The technology for co-pyrolysis of biomass and plastics represents a promising strategy for waste recycling and resource valorization. Kinetic analyses using the Flynn-Wall-Ozawa (FWO) and Kissinger-Akahira-Sunose (KAS) models revealed that the average activation energy for the blend of lignin and LDPE in 1:1 mass ratio was 243.96 kJ/mol. This was lower than those of pure lignin (300.41 kJ/mol) and pure LDPE (267.35 kJ/mol). Pyrolysis experiments conducted in a tube furnace demonstrated that co-pyrolysis promoted carbon enrichment and graphitization in biochar, while increasing the abundance of surface functional groups. This synergistic modification increased the higher heating value (HHV) to 29.15 MJ/kg for the lignin/LDPE biochar obtained at 700 °C. Co-pyrolysis suppressed the formation of small-molecular oxygenates and enhanced the selectivity toward aromatic hydrocarbons in the bio-oil, with its relative content reaching 9.7% at 700 °C. Co-pyrolysis suppressed the formation of CO and CO₂, while enhancing the yields of CH₄ and H₂ in the gaseous products. Mechanistically, hydrogen radicals donated by LDPE stabilized the reactive oxygen-containing intermediates of lignin and thereby inhibited their polymerization into biochar.
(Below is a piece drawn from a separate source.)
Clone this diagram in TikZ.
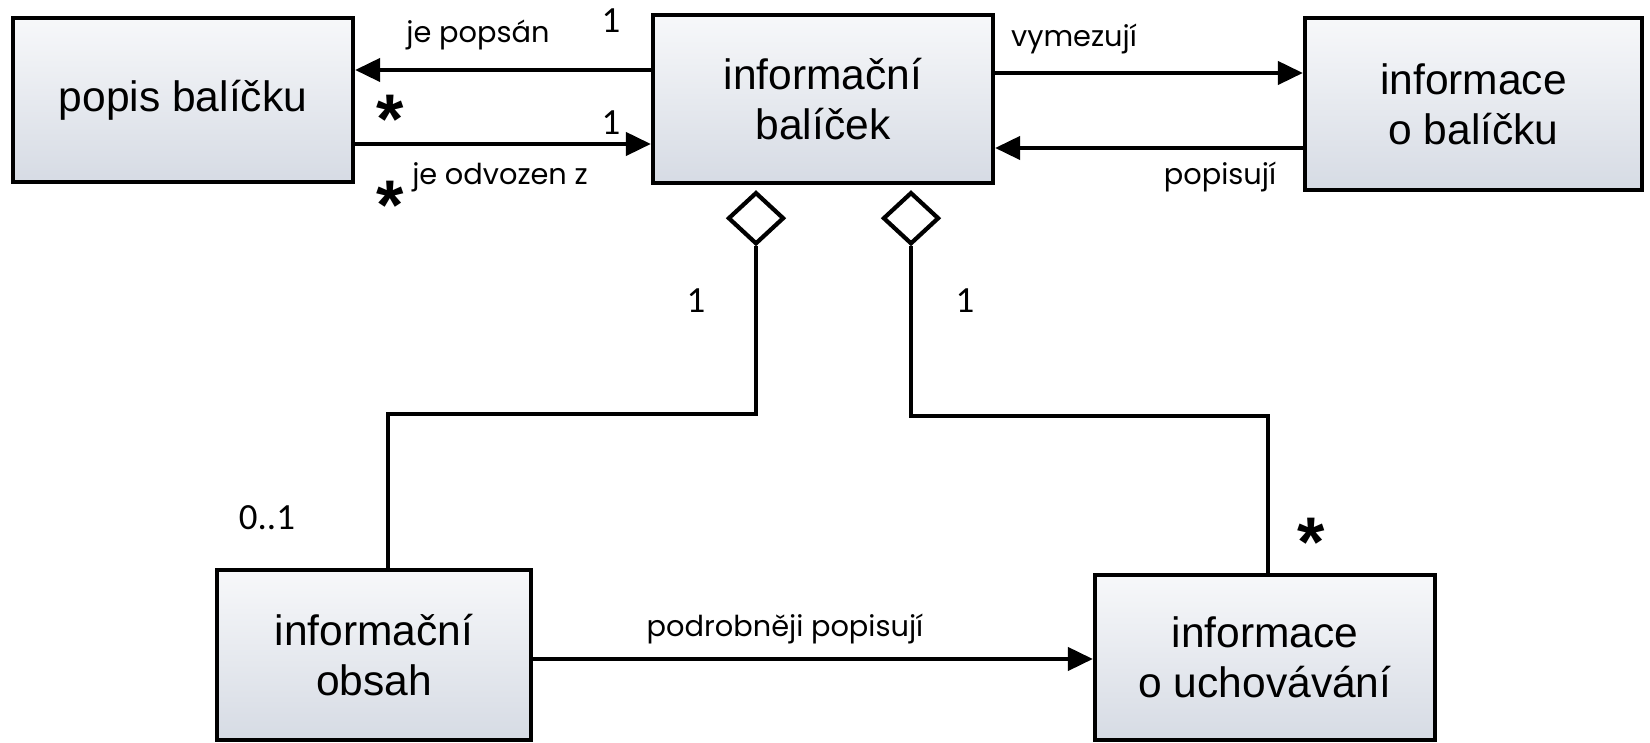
\documentclass[tikz,border=0pt]{standalone}
\usepackage{fontspec}
\setmainfont{Liberation Sans}
\newfontfamily\labelfont{Poppins}
\newfontfamily\numfont{Carlito}
\usetikzlibrary{shapes.geometric,arrows.meta}

\definecolor{boxtop}{RGB}{247,248,250}
\definecolor{boxbot}{RGB}{214,219,228}

\tikzset{
  trida/.style={draw, line width=1.2pt, top color=boxtop, bottom color=boxbot,
    align=center, inner sep=0pt, font=\fontsize{12.1}{14.2}\selectfont},
  vazba/.style={line width=1.2pt, -{Triangle[length=2.5mm,width=2.3mm]}},
  spoj/.style={line width=1.2pt},
  agregace/.style={diamond, draw, fill=white, line width=1.2pt,
    minimum width=5.6mm, minimum height=5.2mm, inner sep=0pt},
  popisek/.style={anchor=base, font=\labelfont\fontsize{8.2}{10}\selectfont},
  nasobnost/.style={anchor=base, font=\numfont\fontsize{10.5}{12}\selectfont},
  hvezda/.style={inner sep=0pt, font=\fontsize{20}{20}\selectfont\bfseries}
}

\begin{document}
\begin{tikzpicture}
  \useasboundingbox (0,0) rectangle (16.5,-7.43);

  % Draw the classes
  \node[trida, minimum width=3.40cm, minimum height=1.64cm] (popis) at (1.83,-1.00) {popis balíčku};
  \node[trida, minimum width=3.40cm, minimum height=1.68cm] (balicek) at (8.23,-0.99) {informační\\balíček};
  \node[trida, minimum width=3.37cm, minimum height=1.72cm] (infobal) at (14.735,-1.04) {informace\\o balíčku};
  \node[trida, minimum width=3.14cm, minimum height=1.70cm] (obsah) at (3.74,-6.55) {informační\\obsah};
  \node[trida, minimum width=3.40cm, minimum height=1.65cm] (uchov) at (12.65,-6.575) {informace\\o uchovávání};

  % Associations with arrows
  \draw[vazba] ([yshift=2.9mm]balicek.west) -- ([yshift=2.9mm]balicek.west -| popis.east);
  \draw[vazba] ([yshift=-4.5mm]balicek.west -| popis.east) -- ([yshift=-4.5mm]balicek.west);
  \draw[vazba] ([yshift=2.6mm]balicek.east) -- ([yshift=2.6mm]balicek.east -| infobal.west);
  \draw[vazba] ([yshift=-4.9mm]balicek.east -| infobal.west) -- ([yshift=-4.9mm]balicek.east);
  \draw[vazba] ([yshift=-0.4mm]obsah.east) -- ([yshift=-0.4mm]obsah.east -| uchov.west);

  % Aggregations
  \node[agregace, anchor=north] (dobs) at ([xshift=-6.7mm,yshift=-0.5mm]balicek.south) {};
  \node[agregace, anchor=north] (duch) at ([xshift=8.8mm,yshift=-0.5mm]balicek.south) {};
  \draw[spoj] (dobs.south) -- ++(0,-1.68) -| ([xshift=1.4mm]obsah.north);
  \draw[spoj] (duch.south) -- ++(0,-1.70) -| ([xshift=0.3mm]uchov.north);

  % Association names
  \node[popisek] (tpopsan) at (4.78,-0.43) {je popsán};
  \node[popisek] (todvozen) at (5.00,-1.85) {je odvozen z};
  \node[popisek] (tvymezuji) at (10.74,-0.47) {vymezují};
  \node[popisek] (tpopisuji) at (12.20,-1.85) {popisují};
  \node[popisek] (tpodrobneji) at (7.85,-6.37) {podrobněji popisují};

  % Multiplicities
  \node[nasobnost] (n1) at (6.11,-0.33) {1};
  \node[nasobnost] (n2) at (6.11,-1.35) {1};
  \node[nasobnost] (n3) at (6.96,-3.13) {1};
  \node[nasobnost] (n4) at (9.65,-3.13) {1};
  \node[nasobnost] (n5) at (2.67,-5.30) {0..1};
  \node[hvezda] (h1) at (3.90,-1.19) {*};
  \node[hvezda] (h2) at (3.90,-2.05) {*};
  \node[hvezda] (h3) at (13.11,-5.42) {*};
\end{tikzpicture}
\end{document}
They also promoted the formation of small-molecular phenols, while simultaneously suppressing the release of CO and CO₂. The hydrogen-rich environment further converted these phenols into aromatic hydrocarbons through hydrodeoxygenation (with the removal of oxygen as H₂O), while promoting the release of gaseous products, such as CH₄ and H₂. This study provides fundamental insights and a data foundation for leveraging the synergistic effects in the co-pyrolysis of biomass and waste plastics. • Kinetic analysis confirmed that the co-pyrolysis reduces the reaction E a . • TG-FTIR analysis provided real-time evidence of volatile evolution. • Co-pyrolysis enhanced the quality of products. • Optimal temperatures for targeting specific product upgrades were identified. • A mechanism underlying the co-pyrolysis of lignin and LDPE was proposed.